Olivier: Empfehlungen aus unseren Beziehungskreisen spielten natürlich auch eine grosse Rolle. Aber ein ganz entscheidender Motor unseres Festivals ist das Programm. Weltweit gesehen offerieren wir ein einmaliges, hoch qualitatives Programm. Dies treibt dann natürlich auch die Playgrounds an, weil auch sehr grosse Festivals zum Teil nicht an ein solch hochstehendes Programm herankommen.
Wie werden die Filme ausgesucht? Müssen sie bestimmte Kategorien erfüllen?
Reta: Ein Film muss in sich stimmig sein. Er muss rund sein, formell sowie ästhetisch gesehen. Er muss stimmen und dich irgendwo, auf welcher Ebene auch immer, sei es durch Gefühle oder Humor, packen und berühren. Ob lustig, traurig oder absurd und unverständlich, der Film muss etwas in dir auslösen. Sonst springt der Funke nicht über.

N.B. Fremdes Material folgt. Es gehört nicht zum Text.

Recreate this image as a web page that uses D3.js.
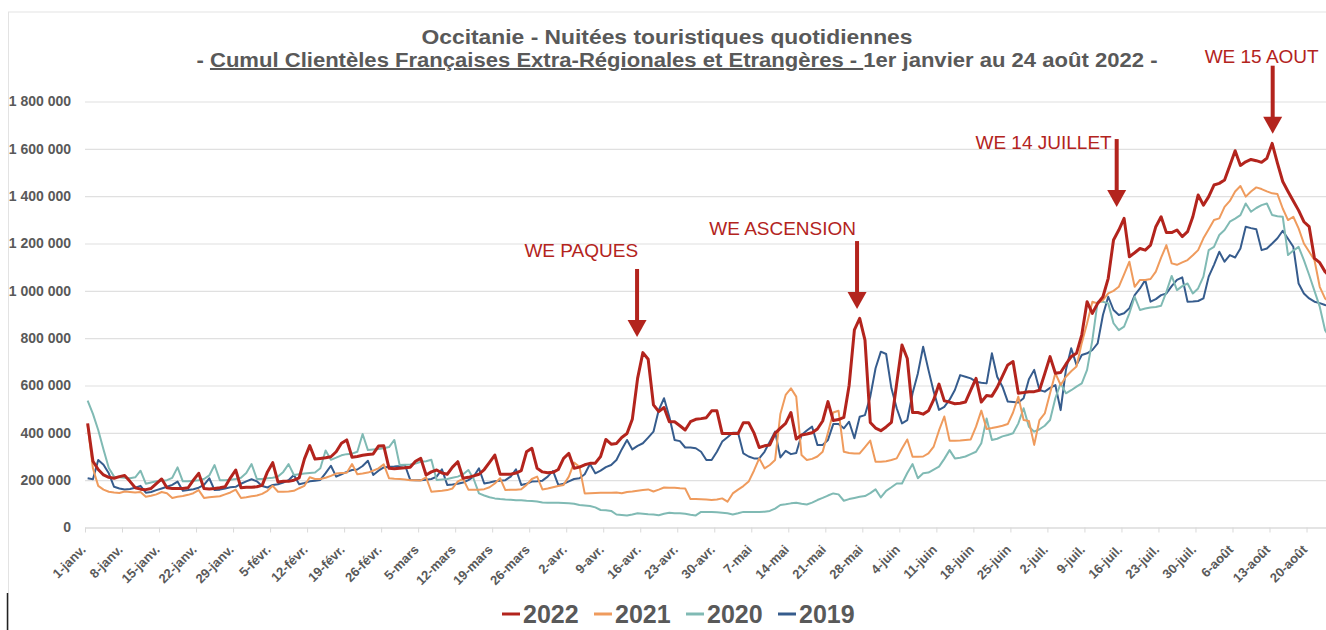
<!DOCTYPE html>
<html>
<head>
<meta charset="utf-8">
<script src="https://cdn.jsdelivr.net/npm/d3@7"></script>
<style>
	body { margin: 0; background: #fff; }
	svg { display: block; font-family: "Liberation Sans", Arial, Helvetica, sans-serif; }
</style>
</head>
<body>
<div id="chart"></div>
<script>
// daily values in thousands of nuitées, 1 Jan -> 24 Aug (236 days)
var s2022 = [
	440, 280, 245, 222, 212, 208, 215,
	220, 195, 168, 162, 160, 165, 185,
	205, 168, 165, 165, 165, 168, 200,
	229, 165, 163, 165, 168, 172, 210,
	243, 168, 170, 170, 172, 178, 235,
	274, 192, 195, 195, 200, 210, 290,
	346, 289, 292, 295, 299, 320, 356,
	370, 297, 300, 305, 308, 311, 344,
	345, 250, 248, 250, 252, 255, 280,
	292, 222, 235, 243, 230, 225, 255,
	278, 208, 212, 218, 225, 245, 275,
	306, 225, 225, 225, 230, 240, 320,
	335, 250, 235, 231, 233, 245, 292,
	313, 250, 255, 265, 271, 272, 300,
	372, 352, 355, 380, 397, 457, 630,
	739, 711, 518, 490, 507, 447, 447,
	430, 412, 447, 457, 460, 464, 493,
	493, 397, 397, 397, 397, 443, 443,
	400, 338, 345, 349, 398, 420, 440,
	486, 374, 391, 395, 400, 416, 450,
	532, 452, 456, 465, 600, 835, 884,
	792, 444, 420, 409, 425, 444, 609,
	771, 714, 486, 486, 479, 493, 540,
	606, 535, 530, 523, 525, 530, 580,
	630, 530, 558, 555, 592, 640, 687,
	701, 567, 570, 574, 574, 580, 650,
	722, 652, 655, 690, 722, 736, 814,
	954, 905, 947, 975, 1053, 1215, 1257,
	1306, 1144, 1161, 1179, 1172, 1193, 1271,
	1313, 1246, 1246, 1257, 1229, 1250, 1313,
	1405, 1362, 1398, 1447, 1454, 1468, 1530,
	1592, 1530, 1545, 1555, 1550, 1543, 1560,
	1623, 1540, 1462, 1420, 1380, 1340, 1292,
	1271, 1137, 1119, 1081, 1060
];
var s2021 = [
	433, 250, 176, 160, 151, 148, 146,
	152, 150, 148, 150, 130, 134, 140,
	150, 145, 125, 130, 133, 138, 145,
	158, 125, 128, 130, 132, 140, 148,
	160, 125, 128, 132, 135, 142, 155,
	176, 151, 151, 152, 155, 166, 176,
	212, 205, 205, 210, 218, 228, 230,
	231, 268, 225, 228, 232, 240, 250,
	267, 208, 206, 205, 203, 200, 200,
	199, 212, 151, 153, 155, 158, 165,
	195, 205, 160, 160, 160, 162, 170,
	186, 208, 158, 160, 160, 162, 180,
	205, 215, 161, 165, 170, 175, 180,
	215, 274, 257, 144, 145, 146, 147,
	147, 147, 148, 145, 150, 152, 155,
	158, 161, 152, 160, 169, 168, 168,
	166, 165, 120, 120, 119, 118, 116,
	118, 123, 109, 144, 160, 175, 194,
	240, 292, 250, 264, 285, 480, 560,
	588, 553, 306, 285, 290, 300, 320,
	400, 486, 493, 320, 315, 313, 313,
	340, 367, 278, 278, 280, 285, 292,
	334, 372, 299, 299, 300, 313, 342,
	410, 469, 367, 367, 368, 370, 372,
	426, 494, 416, 420, 425, 430, 437,
	486, 553, 454, 450, 349, 454, 482,
	567, 652, 602, 637, 660, 680, 780,
	863, 954, 947, 961, 989, 1000, 1017,
	1070, 1123, 1017, 1046, 1046, 1050, 1081,
	1140, 1193, 1116, 1110, 1120, 1130, 1150,
	1172, 1222, 1260, 1299, 1306, 1355, 1380,
	1420, 1443, 1398, 1420, 1437, 1430, 1420,
	1412, 1409, 1348, 1299, 1313, 1264, 1200,
	1165, 1130, 1017, 968, 950
];
var s2020 = [
	536, 480, 412, 330, 251, 215, 212,
	210, 208, 212, 240, 185, 190, 195,
	198, 200, 210, 254, 195, 195, 198,
	200, 205, 220, 264, 200, 200, 202,
	205, 210, 230, 268, 205, 205, 208,
	210, 215, 235, 268, 222, 225, 228,
	230, 232, 250, 325, 286, 295, 305,
	310, 312, 320, 395, 327, 330, 332,
	335, 340, 370, 264, 265, 266, 270,
	278, 280, 286, 201, 203, 205, 210,
	215, 225, 243, 205, 144, 135, 128,
	123, 120, 118, 117, 115, 115, 113,
	112, 110, 106, 105, 105, 105, 104,
	102, 100, 95, 93, 91, 85, 74,
	73, 70, 55, 53, 51, 55, 60,
	58, 56, 55, 52, 58, 62, 60,
	60, 58, 54, 51, 66, 65, 65,
	64, 62, 60, 55, 60, 66, 66,
	66, 66, 67, 70, 80, 95, 98,
	102, 105, 100, 97, 105, 116, 125,
	135, 144, 140, 113, 120, 125, 130,
	133, 145, 161, 127, 155, 170, 186,
	186, 230, 268, 208, 229, 232, 245,
	257, 290, 327, 292, 295, 300, 310,
	320, 356, 461, 370, 375, 385, 391,
	398, 440, 504, 426, 405, 415, 430,
	454, 546, 609, 567, 580, 595, 609,
	666, 792, 954, 954, 947, 863, 834,
	849, 905, 975, 919, 925, 930, 932,
	937, 996, 1063, 1003, 1020, 1031, 989,
	1010, 1060, 1172, 1186, 1236, 1257, 1292,
	1305, 1320, 1369, 1334, 1350, 1362, 1369,
	1320, 1315, 1313, 1151, 1170, 1186, 1130,
	1067, 1000, 933, 834, 800
];
var s2019 = [
	208, 204, 285, 265, 229, 172, 165,
	161, 163, 168, 176, 147, 150, 158,
	165, 172, 180, 194, 155, 158, 162,
	168, 180, 208, 158, 160, 165, 170,
	172, 185, 195, 204, 195, 175, 169,
	180, 183, 190, 200, 222, 183, 188,
	195, 198, 201, 230, 261, 215, 225,
	235, 243, 245, 260, 282, 222, 240,
	254, 257, 258, 260, 264, 201, 200,
	200, 202, 205, 215, 246, 180, 182,
	185, 190, 200, 215, 250, 186, 190,
	195, 198, 200, 215, 246, 180, 185,
	194, 195, 198, 215, 239, 180, 185,
	195, 205, 208, 225, 268, 229, 240,
	255, 264, 285, 330, 370, 330, 345,
	356, 380, 405, 496, 546, 468, 370,
	365, 338, 338, 335, 320, 285, 285,
	320, 363, 381, 400, 400, 313, 300,
	292, 292, 320, 363, 405, 296, 324,
	310, 315, 391, 410, 426, 349, 349,
	370, 437, 437, 419, 447, 377, 468,
	475, 553, 673, 743, 733, 588, 504,
	440, 454, 567, 651, 764, 666, 574,
	497, 510, 540, 581, 644, 637, 630,
	616, 612, 609, 736, 637, 595, 532,
	530, 528, 546, 626, 666, 581, 574,
	590, 602, 496, 666, 757, 687, 729,
	736, 750, 778, 898, 975, 919, 898,
	905, 926, 982, 1010, 1046, 954, 965,
	982, 989, 1020, 1046, 1057, 954, 955,
	957, 968, 1060, 1110, 1165, 1123, 1151,
	1141, 1179, 1271, 1265, 1260, 1172, 1179,
	1200, 1222, 1254, 1220, 1186, 1031, 989,
	968, 954, 948, 940, 935
];

var seriesNames = ["2022", "2021", "2020", "2019"];
var seriesColors = ["#b3241d", "#ef9b5d", "#80bab4", "#365c8d"];
var seriesWidths = [3, 2, 2, 2];
var seriesValues = [s2022, s2021, s2020, s2019];

var tickLabels = ["1-janv.", "8-janv.", "15-janv.", "22-janv.", "29-janv.", "5-févr.", "12-févr.",
	"19-févr.", "26-févr.", "5-mars", "12-mars", "19-mars", "26-mars", "2-avr.", "9-avr.",
	"16-avr.", "23-avr.", "30-avr.", "7-mai", "14-mai", "21-mai", "28-mai", "4-juin",
	"11-juin", "18-juin", "25-juin", "2-juil.", "9-juil.", "16-juil.", "23-juil.",
	"30-juil.", "6-août", "13-août", "20-août"];
var yTicks = [0, 200, 400, 600, 800, 1000, 1200, 1400, 1600, 1800];

// annotation labels, the day and level their arrow points at
var noteLabels = ["WE PAQUES", "WE ASCENSION", "WE 14 JUILLET", "WE 15 AOUT"];
var noteDays = [103.9, 145.5, 194.6, 224.1];
var noteLevels = [805, 923, 1354, 1664];

var W = 1326, H = 630;
var plotLeft = 85, dayW = 5.288, plotRight = W;
var nDays = s2022.length;

var svg = d3.select("#chart").append("svg")
	.attr("width", W)
	.attr("height", H);

// frame remnants
svg.append("line").attr("x1", 8).attr("x2", W).attr("y1", 12).attr("y2", 12)
	.attr("stroke", "#e3e3e3").attr("stroke-width", 1);
svg.append("line").attr("x1", 8.5).attr("x2", 8.5).attr("y1", 12).attr("y2", H)
	.attr("stroke", "#e3e3e3").attr("stroke-width", 1);
svg.append("line").attr("x1", 7.5).attr("x2", 7.5).attr("y1", 593).attr("y2", H)
	.attr("stroke", "#222").attr("stroke-width", 1.5);

var x = d3.scaleLinear().domain([0, nDays]).range([plotLeft, plotLeft + nDays * dayW]);
var y = d3.scaleLinear().domain([0, 1800]).range([527.5, 101.5]);

// grid + y labels
var yAxis = d3.axisLeft(y)
	.tickValues(yTicks)
	.tickSize(-(plotRight - plotLeft))
	.tickPadding(14)
	.tickFormat(function(d) { return d3.format(",")(d * 1000).replace(/,/g, " "); });
var gy = svg.append("g")
	.attr("transform", "translate(" + plotLeft + ",0)")
	.call(yAxis);
gy.select(".domain").remove();
gy.selectAll("line").attr("stroke", "#e0e0e0").attr("stroke-width", 1.2);
gy.selectAll("text")
	.attr("fill", "#595959")
	.style("font-size", "14px")
	.style("font-weight", "bold");

// x axis
var xAxis = d3.axisBottom(x)
	.tickValues(d3.range(0, nDays, 7))
	.tickSize(5)
	.tickSizeOuter(0)
	.tickFormat(function(d, i) { return tickLabels[i]; });
var gx = svg.append("g")
	.attr("transform", "translate(0," + y(0) + ")")
	.call(xAxis);
gx.select(".domain").attr("stroke", "#d9d9d9").attr("stroke-width", 1.2);
gx.selectAll(".tick line").attr("stroke", "#d9d9d9");
gx.selectAll(".tick text")
	.attr("fill", "#595959")
	.attr("x", 0).attr("y", 0).attr("dy", 0)
	.attr("text-anchor", "end")
	.attr("transform", "translate(1,23) rotate(-45)")
	.style("font-size", "13px")
	.style("font-weight", "bold");

// lines, 2019 first so 2022 ends on top
var line = d3.line()
	.x(function(d, i) { return x(i + 0.5); })
	.y(function(d) { return y(d); });
for (var k = seriesValues.length - 1; k >= 0; k--) {
	svg.append("path")
		.datum(seriesValues[k])
		.attr("fill", "none")
		.attr("stroke", seriesColors[k])
		.attr("stroke-width", seriesWidths[k])
		.attr("stroke-linejoin", "round")
		.attr("d", line);
}

// title
var title = svg.append("g")
	.attr("fill", "#595959")
	.style("font-weight", "bold");
title.append("text")
	.attr("x", 667).attr("y", 44)
	.attr("text-anchor", "middle")
	.attr("textLength", 491).attr("lengthAdjust", "spacingAndGlyphs")
	.style("font-size", "20px")
	.text("Occitanie - Nuitées touristiques quotidiennes");
var t2 = title.append("text")
	.attr("x", 677).attr("y", 67)
	.attr("text-anchor", "middle")
	.attr("textLength", 961).attr("lengthAdjust", "spacingAndGlyphs")
	.style("font-size", "20px");
t2.append("tspan").text("- ");
t2.append("tspan").attr("text-decoration", "underline")
	.text("Cumul Clientèles Françaises Extra-Régionales et Etrangères - ");
t2.append("tspan").text("1er janvier au 24 août 2022 -");

// annotations
var noteRed = "#b3241d";
var noteTextPos = [
	{dx: 1, dy: -12, anchor: "end"},
	{dx: -1, dy: -6, anchor: "end"},
	{dx: -5, dy: 10, anchor: "end"},
	{dx: -11, dy: -3, anchor: "middle"}
];
noteLabels.forEach(function(label, i) {
	var ax = x(noteDays[i] + 0.5), tip = y(noteLevels[i]);
	var top = tip - 68;
	var g = svg.append("g");
	g.append("rect")
		.attr("x", ax - 2).attr("y", top)
		.attr("width", 4).attr("height", 52)
		.attr("fill", noteRed);
	g.append("path")
		.attr("d", "M" + (ax - 9.5) + "," + (tip - 17) + "L" + (ax + 9.5) + "," + (tip - 17) + "L" + ax + "," + tip + "Z")
		.attr("fill", noteRed);
	g.append("text")
		.attr("x", ax + noteTextPos[i].dx)
		.attr("y", top + noteTextPos[i].dy)
		.attr("text-anchor", noteTextPos[i].anchor)
		.attr("fill", noteRed)
		.style("font-size", "19px")
		.text(label);
});

// legend
var legendX = [502, 594, 686, 778];
var legend = svg.append("g");
seriesNames.forEach(function(name, i) {
	legend.append("line")
		.attr("x1", legendX[i]).attr("x2", legendX[i] + 18)
		.attr("y1", 614).attr("y2", 614)
		.attr("stroke", seriesColors[i]).attr("stroke-width", 3);
	legend.append("text")
		.attr("x", legendX[i] + 21).attr("y", 623)
		.attr("fill", "#595959")
		.style("font-size", "25px")
		.style("font-weight", "bold")
		.text(name);
});
</script>
</body>
</html>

Olivier: Emotionen sind sehr wichtig. Ein Film, der keine Emotionen auslöst, hat, aus meiner Sicht gesehen, das Ziel verfehlt. Es geht aber auch ganz klar um die Eigenständigkeit des Filmes im weitesten Sinn. Die Auswahlkommission besteht zudem nur aus vier Personen. Wir haben Kurzfilmexperten, die urteilen, und keine grosse Menge an Leuten, die einfach ihre Meinung abgeben.
Letzte Frage: Was ist euer Lieblingsfilm?
Olivier: Das ist eine Fangfrage. Wie wenn ich vier Kinder hätte und du mich danach fragst, welches mein Lieblingskind wäre. Das gibt es nicht. Jeder Film hat seine eigenen Ecken und Kanten. So simpel kann ich diese Frage nicht beantworten. Es gibt Filme, die ich sehr schätze und die mich sehr begeistern, aber eben in jedem Genre gibt es Vertreter von solchen Filmen. Deshalb kann ich das jetzt nicht einfach mit einem Film beantworten.
Reta: Ich kann mich dieser Meinung nur anschliessen (lacht). Ich denke es kann gar nicht so etwas geben wie einen Lieblingsfilm. Generell gesehen besteht im Leben doch sowieso immer das Bedürfnis nach einem neuen guten Film. Qualitativ gute Filme gibt es nicht genug.
Olivier: Ja, das denke ich auch. Qualität wird immer überleben. Es gibt noch massenhaft Platz im Kino für gute Filme. Es laufen ja noch genügend Sachen im Kino, bei denen man sich denkt «Hmmm, ist das wirklich nötig?». Es kann nicht genug gute Filme geben.